The new programs are major additions to the university's academic offerings. Four years ago, Persian studies didn't exist, and there was no dedicated funding or faculty for the few Arabic courses offered. The vote yesterday all but ensures Persian and Arabic will have a permanent place in the languages, literatures and cultures school. 

"The second generation of Iranian-Americans in this area are coming of age and going to universities," Karimi-Hakkak said. "Now, we are going to actively recruit and make sure that every student who may have an interest at least hears about these majors and minors."

The university has offered Arabic courses for many years and Persian for the last four years, but mostly at introductory and intermediate levels. Madeline Zilfi, a professor who specializes in Ottoman history, said she was on five different committees over a span of 20 years that pushed for more advanced Arabic classes. Their efforts were largely ignored by the administration, who Zilfi said suffered from "a lack of vision."

"Arabic is one of the most widely used and spoken languages in the world. It's a [United Nations] language, and our nation is deeply involved in Middle Eastern policy," Zilfi said. "I consider it a badge of shame that it's taken this long to get this program developed. We're supposed to be on the cutting edge."

Charles E. Butterworth, a professor emeritus who specializes in medieval Arabic and Islamic political philosophy, said he advocated Arabic classes when he first came to the university in 1969. 

"They ignored it then, because they didn't understand the importance of the language," he said. "Why did it take until 2004 to create a program?" 

The answer may be that government demand for people with knowledge of Arabic and Farsi [Persian] has skyrocketed since Sept. 11, 2001, an observation several faculty members made.

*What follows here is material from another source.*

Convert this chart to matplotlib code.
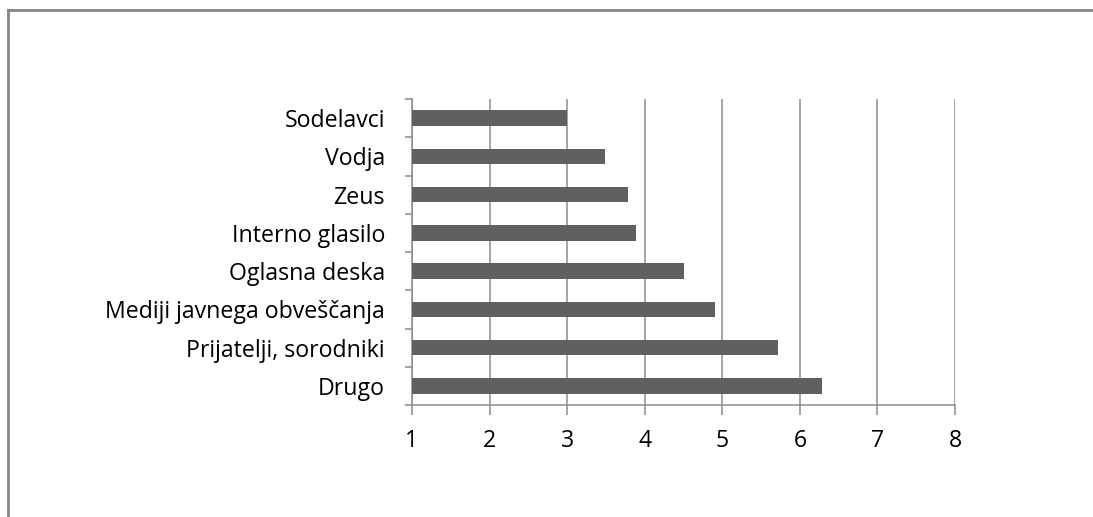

The federal government already funds a two-year graduate program in Arabic and Farsi [Persian] hosted by the university called the National Persian Flagship Program. Students spend one year studying at the university and one year abroad, according to the program's website. Students are then obligated to serve in a government agency for at least a year.

Students such as Mark Jubar, a junior government and politics major with a minor in terrorism studies, realize federal agencies are eager to hire graduates who are fluent in Middle Eastern languages. 

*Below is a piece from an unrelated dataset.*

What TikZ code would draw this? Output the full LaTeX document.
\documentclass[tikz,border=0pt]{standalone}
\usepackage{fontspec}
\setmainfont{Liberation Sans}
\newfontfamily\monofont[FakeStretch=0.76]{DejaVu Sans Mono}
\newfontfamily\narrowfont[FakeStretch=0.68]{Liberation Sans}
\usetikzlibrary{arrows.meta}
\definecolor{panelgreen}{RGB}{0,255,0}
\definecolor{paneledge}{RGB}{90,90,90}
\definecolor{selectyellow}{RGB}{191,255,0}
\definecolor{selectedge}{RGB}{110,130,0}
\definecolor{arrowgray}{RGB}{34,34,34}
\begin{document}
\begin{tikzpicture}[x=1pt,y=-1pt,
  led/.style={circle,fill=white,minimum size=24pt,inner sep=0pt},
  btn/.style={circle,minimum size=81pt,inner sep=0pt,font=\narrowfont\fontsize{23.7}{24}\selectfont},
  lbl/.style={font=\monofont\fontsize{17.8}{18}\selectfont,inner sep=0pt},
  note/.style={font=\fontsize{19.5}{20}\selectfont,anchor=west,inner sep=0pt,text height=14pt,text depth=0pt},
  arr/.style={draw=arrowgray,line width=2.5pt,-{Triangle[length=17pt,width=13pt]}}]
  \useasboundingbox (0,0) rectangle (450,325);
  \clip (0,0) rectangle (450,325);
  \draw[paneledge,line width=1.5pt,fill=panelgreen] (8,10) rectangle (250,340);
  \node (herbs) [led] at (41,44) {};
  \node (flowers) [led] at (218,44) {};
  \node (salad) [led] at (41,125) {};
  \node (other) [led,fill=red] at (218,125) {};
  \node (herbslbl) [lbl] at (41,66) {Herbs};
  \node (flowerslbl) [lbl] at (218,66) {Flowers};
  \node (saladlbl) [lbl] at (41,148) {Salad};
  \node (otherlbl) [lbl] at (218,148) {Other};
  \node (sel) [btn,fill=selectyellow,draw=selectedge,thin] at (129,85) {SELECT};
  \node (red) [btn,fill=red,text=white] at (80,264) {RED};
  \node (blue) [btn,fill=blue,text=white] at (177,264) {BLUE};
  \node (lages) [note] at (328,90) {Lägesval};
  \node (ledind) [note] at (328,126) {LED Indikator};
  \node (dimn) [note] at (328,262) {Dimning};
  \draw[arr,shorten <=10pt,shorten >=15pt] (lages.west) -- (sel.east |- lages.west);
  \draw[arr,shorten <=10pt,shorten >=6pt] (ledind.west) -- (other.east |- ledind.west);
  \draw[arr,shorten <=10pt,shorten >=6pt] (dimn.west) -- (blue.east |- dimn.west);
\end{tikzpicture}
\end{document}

"It's a language that's relevant to modern events and relevant to the war," he said. "Hopefully, I can get some kind of government job that uses Arabic."

Not all students are interested in the new language programs purely for job prospects. Allison White, a junior Spanish and Russian double major, was attracted by their unusual style and connections to a culture that few Americans understand.

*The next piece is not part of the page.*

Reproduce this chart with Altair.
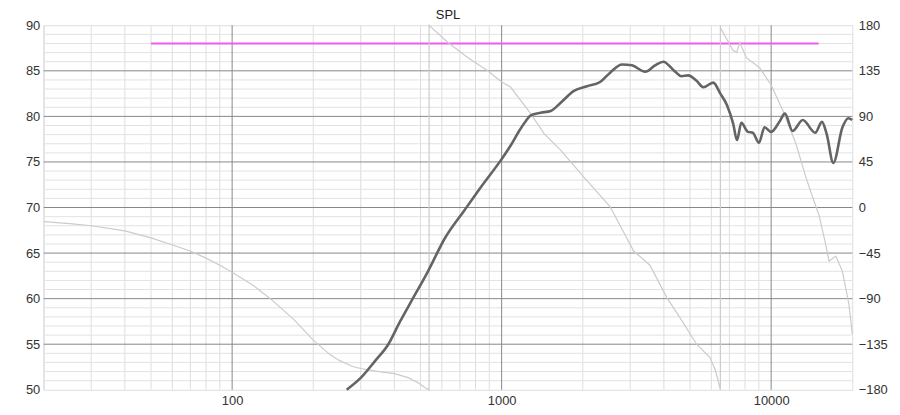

"It really is a beautiful language. It's very literary - there's a lot of ways you can approach it and things you can find in it," White said. "And politically it helps you understand the situation in Iran today. Looking at Iran is not a black-and-white issue."

Michael Long, director of the university's language programs, first proposed a Persian studies center when he was hired in 2003. Now, the program is thriving with a $3 million donation from the Roshan Cultural Heritage Institute, a nonprofit organization founded by Pierre Omidyar, the creator of eBay, dedicated to the preservation and education of Persian culture.

Long believes the university is ahead of the game in this instance and the Persian studies major will see more demand as U.S.-Iranian relations become more important in foreign policy. 

"We'll be a leader in the country in Persian," Long said. "I already back our program against any other."